As unpleasant as this sentiment is we are manoeuvred into assenting to it, maybe without realising it.
Instead it is a monster of complacency and pride who, under a cloak of cringing self-abasement, dominates and gives meaning to the novel. What became of that Jane Austen (if she ever existed) who set out bravely to correct conventional notions of the desirable and virtuous? From being their critic (if she ever was) she became their slave. That is another way of saying that her judgement and her moral sense were corrupted. Mansfield Park is the witness of that corruption.
Kingsley Amis, What Became of Jane Austen?, p. 144
There is irony in Sir Thomas disapproving of his sons and daughters engaging in theatrics while forcing them into the social theatrics of ’strict decorum’ while ignoring everything behind the facade. On returning from Antigua he wipes ‘away every outward memento of what had been’ (20.9) without attending to its causes and and sets about marrying Maria to man he knew she held in contempt.
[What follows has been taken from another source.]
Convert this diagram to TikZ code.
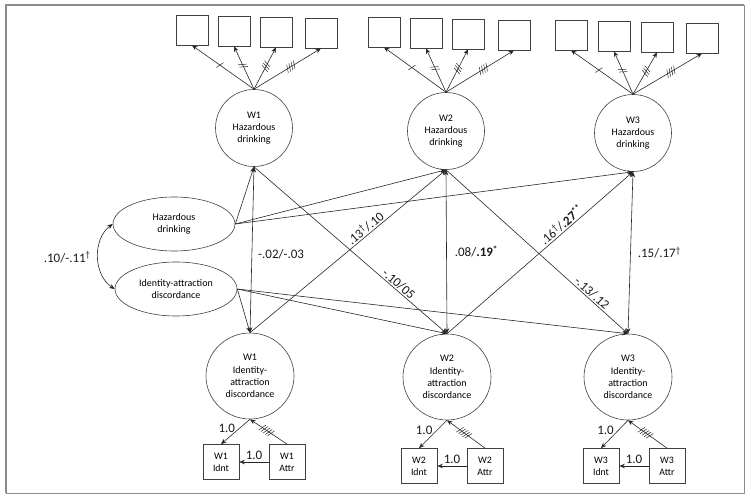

Something must have been wanting within, or time would have worn away much of its ill effect. He feared that principle, active principle, had been wanting; that they had never been properly taught to govern their inclinations and tempers by that sense of duty which can alone suffice. They had been instructed theoretically in their religion, but never required to bring it into daily practice. To be distinguished for elegance and accomplishments, the authorised object of their youth, could have had no useful influence that way, no moral effect on the mind. He had meant them to be good, but his cares had been directed to the understanding and manners, not the disposition; and of the necessity of self-denial and humility, he feared they had never heard from any lips that could profit them.
By getting the reader to assent to all of this, to take sides with Aunt Norris on Fanny’s participation in the theatre project, and with Sir Thomas in contracting a love-less, mercenary marriage to Henry Crawford, Austen shows how neither Hume’s sentiments nor Kant’s duties can be exclusively relied upon in making life judgments, with the judgments and misjudgments inside the novel get reflected in the readings and misreadings of it. (David Hume thought ethics should be based on sentiment while Immanuel Kant favoured a deontological ethics founded on duties.)
Sir Thomas’s conservative fixation on rules are just as theatrical and hollow as the Crawford’s more progressive fixation on sentiment. Despite their lack of sparkle, Fanny and Edmund point the way towards a more substantial as well as a more balanced future.